Microsoft alleges EU collusion with rival countries

Microsoft Corp filed a formal complaint with EU antitrust regulators today, alleging the European Commission withheld documents and secretly colluded with rival companies and an independent monitor shortly before the EU charged the Microsoft had not obeyed an earlier ruling.

Microsoft alleges EU collusion with rival countries

Microsoft Corp filed a formal complaint with EU antitrust regulators today, alleging the European Commission withheld documents and secretly colluded with rival companies and an independent monitor shortly before the EU charged the Microsoft had not obeyed an earlier ruling.

The EU said it had no immediate comment on the content or admissibility of what it called Microsoft’s “supplementary response” to last December’s charges. It said it would decide after a March 30 or 31 hearing if it would levy £1.4m (€2.1m) in daily fines against the company for not doing enough to provide competitors with the information needed to make their software work with Microsoft servers.

Those charges were based on independent reports from computer science professor Neil Barrett, who said the technical information Microsoft had provided needed a drastic overhaul to make it workable.

Microsoft said it believes EU officials had “inappropriate” contacts with Barrett and rival companies, which it claimed called into question the independence of Barrett’s final reports.

“While the documents provided do not include the direct correspondence between the Commission and its technical experts, they show that the Commission, the trustee, and Microsoft’s adversaries were secretly collaborating throughout the fall of 2005 in a manner inconsistent with the Commission’s role as neutral regulator and the trustee’s role as independent monitor,” said Horacio Gutierrez, Microsoft’s associate general counsel in Europe.

“These contacts call into question whether the reports … are really independent, impartial assessments of Microsoft’s technical documentation, or instead are argumentative tracts developed for the Commission with the assistance of Microsoft’s competitors,” he said.

Microsoft claimed the Commission also facilitated secret meetings between Barrett and “another of Microsoft’s adversaries” that it did not name, saying it offered to help Barrett fly to Texas for the meeting.

“The purpose of the meetings was to allow engineers work together with the trustee on identifying any continuing gaps, which would allow the trustee to demand supplementary information from Microsoft,” it said.

Some of the contacts are referred to but not documented in correspondence between EU officials and business rivals the company first saw on February 13, two days before a deadline to respond to the December charges. Microsoft said this meant the EU was breaking its own public commitment to increasing transparency in antitrust cases to give more assurances to companies under investigation.

“The Commission’s encouragement of secret contacts between Microsoft’s adversaries and the trustee … and the undocumented communications that resulted, is entirely inconsistent with any attempt to portray the trustee … as independent and impartial experts,” it said in the complaint.
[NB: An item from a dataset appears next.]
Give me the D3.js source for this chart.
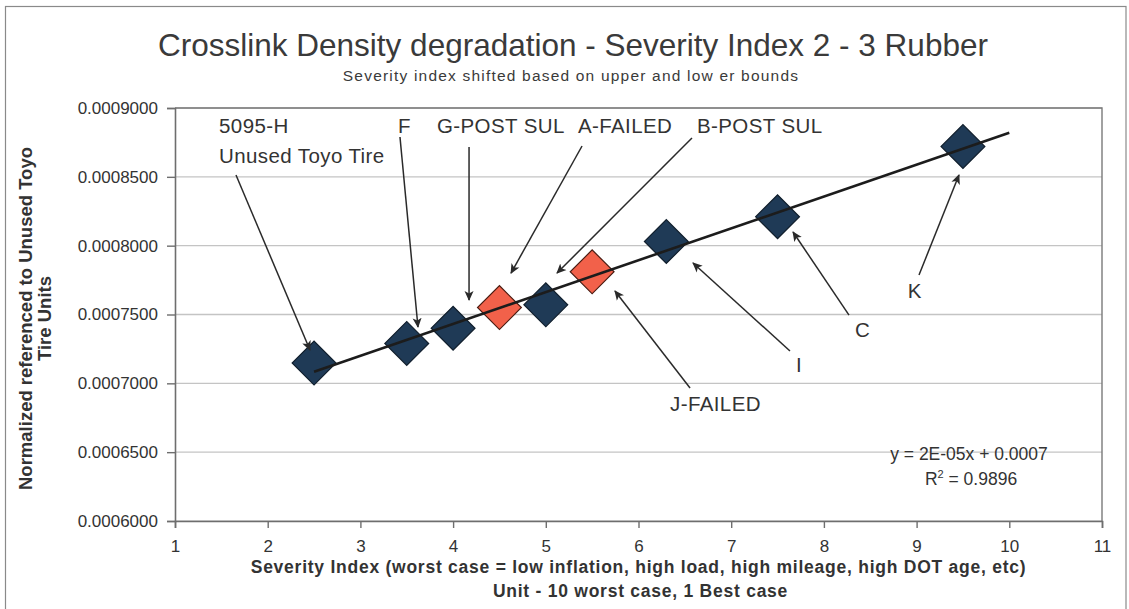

The EU appointed Barrett after Microsoft nominated him as one of several acceptable candidates to supervise its compliance with the 2004 antitrust ruling. Barrett, currently a visiting professor at Cranfield University in Britain, is an expert in internet crime and fraud and has previously advised the British government on computer cases involving everything from pedophiles to hackers.

The company also complains that regulators delayed giving it documents it needed to respond in full to the December charges, saying it only provided the correspondence between the Commission and four US rivals – earlier named as Sun Microsystems Inc., IBM Corp., Oracle Corp. and Novell Inc. – two days before the February deadline.

The EU levied a record £340m (€495m) fine against Microsoft in March 2004. It also ordered the company to share code with rivals and offer a version of Windows without the Media Player software for what the court saw as an abuse of the company’s dominant position in the industry.

Microsoft is appealing the ruling and the case will be heard in April by the European Court of First Instance, the EU’s second-highest court.